Н. Овсепян» (фамилия, под которой в Стамбуле он был зарегистрирован; настоящая — Арутюнов; в Персии он жил под фамилией Агабеков).

Хотя Агабеков в своем письме сотруднику английского консульства в Стамбуле даже не упомянул имени Изабел Стритер, англичане узнали об этой связи и сделали поверхностный, а значит, ложный вывод. Исключая заранее всякую возможность действительной любви, они решили, что Агабеков ухаживает за Изабел лишь для того, чтобы получить доступ к секретным документам, с которыми она и ее сестра ежедневно имели дело в английском посольстве.

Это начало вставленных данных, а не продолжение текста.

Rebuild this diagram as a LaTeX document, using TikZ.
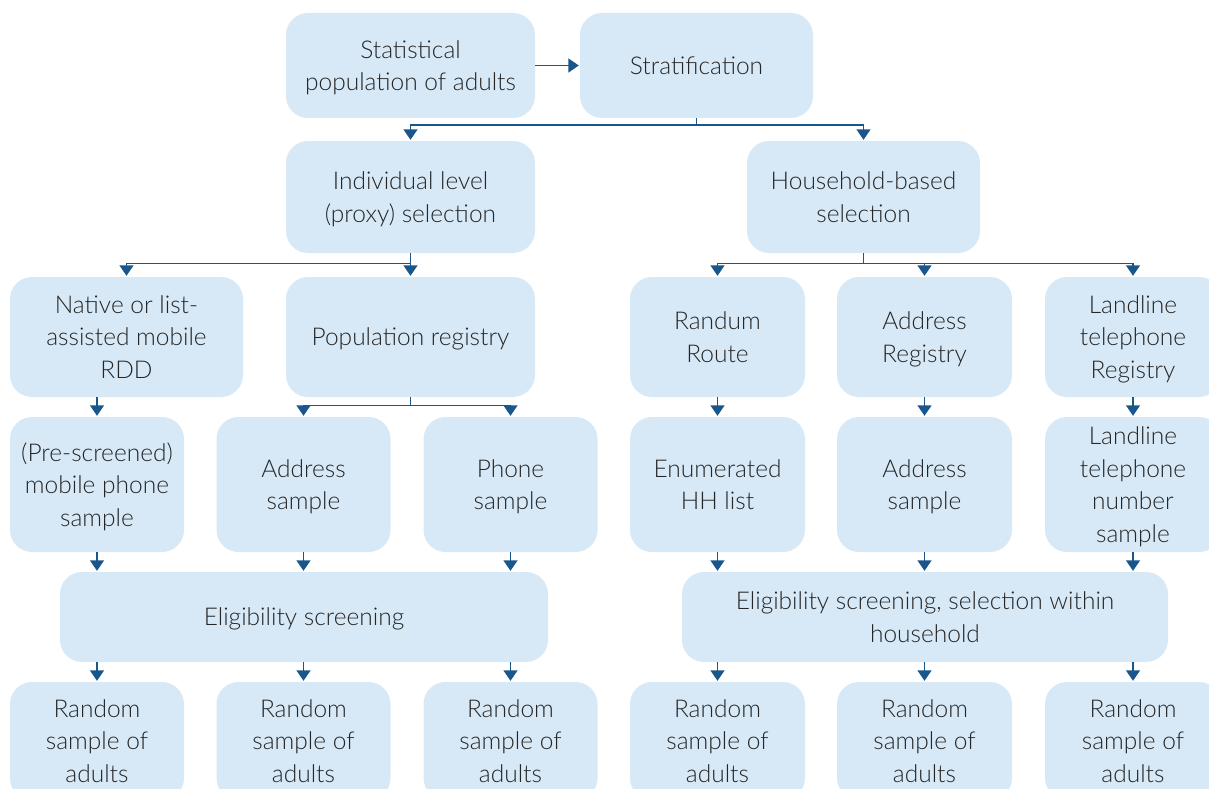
\documentclass[tikz,border=0pt]{standalone}
\usepackage{fontspec}
\setmainfont{Lato Light}
\usetikzlibrary{arrows.meta,calc}
\definecolor{boxfill}{HTML}{D7E9F7}
\definecolor{linkblue}{HTML}{18568C}
\definecolor{inkgray}{HTML}{262626}
\tikzset{
  box/.style={fill=boxfill, rounded corners=22pt, align=center, text=inkgray,
    inner sep=0pt, font=\fontsize{24.5}{32.5}\selectfont,
    % fixed last-line depth keeps the lines centred on the capitals
    text depth=-1.5pt},
  link/.style={draw=linkblue, line width=1.4pt},
  arr/.style={link, -{Triangle[width=14pt,length=10.5pt]}, shorten >=1pt},
}
\begin{document}
\begin{tikzpicture}[x=1pt,y=-1pt]
\useasboundingbox (0,0) rectangle (1209,789);
\clip (0,0) rectangle (1209,789);

% top row
\node[box, minimum width=249pt, minimum height=105pt] (stat) at (410.5,65.5) {Statistical\\population of adults};
\node[box, minimum width=233pt, minimum height=105pt] (strat) at (696.5,65.5) {Stratification};

% selection level
\node[box, minimum width=249pt, minimum height=112pt] (indiv) at (410.5,197) {Individual level\\(proxy) selection};
\node[box, minimum width=233pt, minimum height=112pt] (house) at (863.5,197) {Household-based\\selection};

% frames
\node[box, minimum width=233pt, minimum height=120pt] (native) at (126.5,337) {Native or list-\\assisted mobile\\RDD};
\node[box, minimum width=249pt, minimum height=120pt] (popreg) at (410.5,337) {Population registry};
\node[box, minimum width=175pt, minimum height=120pt] (randum) at (717.5,337) {Randum\\Route};
\node[box, minimum width=175pt, minimum height=120pt] (addrreg) at (924.5,337) {Address\\Registry};
\node[box, minimum width=176pt, minimum height=120pt] (landreg) at (1133,337) {Landline\\telephone\\Registry};

% samples
\node[box, minimum width=174pt, minimum height=135pt] (mobile) at (97,484.5) {(Pre-screened)\\mobile phone\\sample};
\node[box, minimum width=174pt, minimum height=135pt] (addrs) at (303.5,484.5) {Address\\sample};
\node[box, minimum width=174pt, minimum height=135pt] (phone) at (510.5,484.5) {Phone\\sample};
\node[box, minimum width=175pt, minimum height=135pt] (enum) at (717.5,484.5) {Enumerated\\HH list};
\node[box, minimum width=175pt, minimum height=135pt] (addrs2) at (924.5,484.5) {Address\\sample};
\node[box, minimum width=176pt, minimum height=135pt] (lands) at (1133,484.5) {Landline\\telephone\\number\\sample};

% screening
\node[box, minimum width=488pt, minimum height=90pt] (eligL) at (304,617) {Eligibility screening};
\node[box, minimum width=486pt, minimum height=90pt] (eligR) at (925,617) {Eligibility screening, selection within\\household};

% outcomes
\node[box, minimum width=174pt, minimum height=118pt] (out1) at (97,741) {Random\\sample of\\adults};
\node[box, minimum width=174pt, minimum height=118pt] (out2) at (303.5,741) {Random\\sample of\\adults};
\node[box, minimum width=174pt, minimum height=118pt] (out3) at (510.5,741) {Random\\sample of\\adults};
\node[box, minimum width=175pt, minimum height=118pt] (out4) at (717.5,741) {Random\\sample of\\adults};
\node[box, minimum width=175pt, minimum height=118pt] (out5) at (924.5,741) {Random\\sample of\\adults};
\node[box, minimum width=176pt, minimum height=118pt] (out6) at (1133,741) {Random\\sample of\\adults};

% connectors
\draw[arr] (stat.east) -- (strat.west);

\coordinate (j0) at ($(strat.south)+(0,7)$);
\draw[link] (strat.south) -- (j0);
\draw[arr] (j0) -| (indiv.north);
\draw[arr] (j0) -| (house.north);

\coordinate (j1) at ($(indiv.south)+(0,10)$);
\draw[link] (indiv.south) -- (j1);
\draw[arr] (j1) -| (native.north);
\draw[arr] (j1) -- (popreg.north);

\coordinate (j2) at ($(house.south)+(0,10)$);
\draw[link] (house.south) -- (j2);
\draw[arr] (j2) -| (randum.north);
\draw[arr] (j2) -| (addrreg.north);
\draw[arr] (j2) -| (landreg.north);

\draw[arr] (mobile.north |- native.south) -- (mobile.north);
\coordinate (j3) at ($(popreg.south)+(0,8)$);
\draw[link] (popreg.south) -- (j3);
\draw[arr] (j3) -| (addrs.north);
\draw[arr] (j3) -| (phone.north);

\draw[arr] (randum.south) -- (enum.north);
\draw[arr] (addrreg.south) -- (addrs2.north);
\draw[arr] (landreg.south) -- (lands.north);

\foreach \s in {mobile,addrs,phone}
  \draw[arr] (\s.south) -- (\s.south |- eligL.north);
\foreach \s in {enum,addrs2,lands}
  \draw[arr] (\s.south) -- (\s.south |- eligR.north);

\foreach \o in {out1,out2,out3}
  \draw[arr] (\o.north |- eligL.south) -- (\o.north);
\foreach \o in {out4,out5,out6}
  \draw[arr] (\o.north |- eligR.south) -- (\o.north);
\end{tikzpicture}
\end{document}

Миновали зима и весна, наступило лето. Лондон не проявлял к Агабекову ни малейшего интереса, и тот оказался в весьма затруднительном положении. Задуманный влюбленными план явно шел насмарку. Едва ли Агабеков мог начать новую жизнь с Изабел, если его самого Англия не принимала всерьез. Что до самой Изабел, то семья начала охранять ее с той тщательностью, с какой могли охраняться лишь драгоценности короны. Ее даже запирали иногда в квартире, никуда не выпускали — вообще делалось все, чтобы разрушить эту странную связь. Пока что Изабел держалась стойко, но можно ли было положиться на молодую неопытную девушку? Можно ли было рассчитывать, что она выдержит все это и впредь? В отчаянии Агабеков решил попытаться бежать не на Запад, а… на Дальний Восток. Он задумал отправиться в это опасное путешествие с фальшивым персидским паспортом, прихватив с собой свою возлюбленную.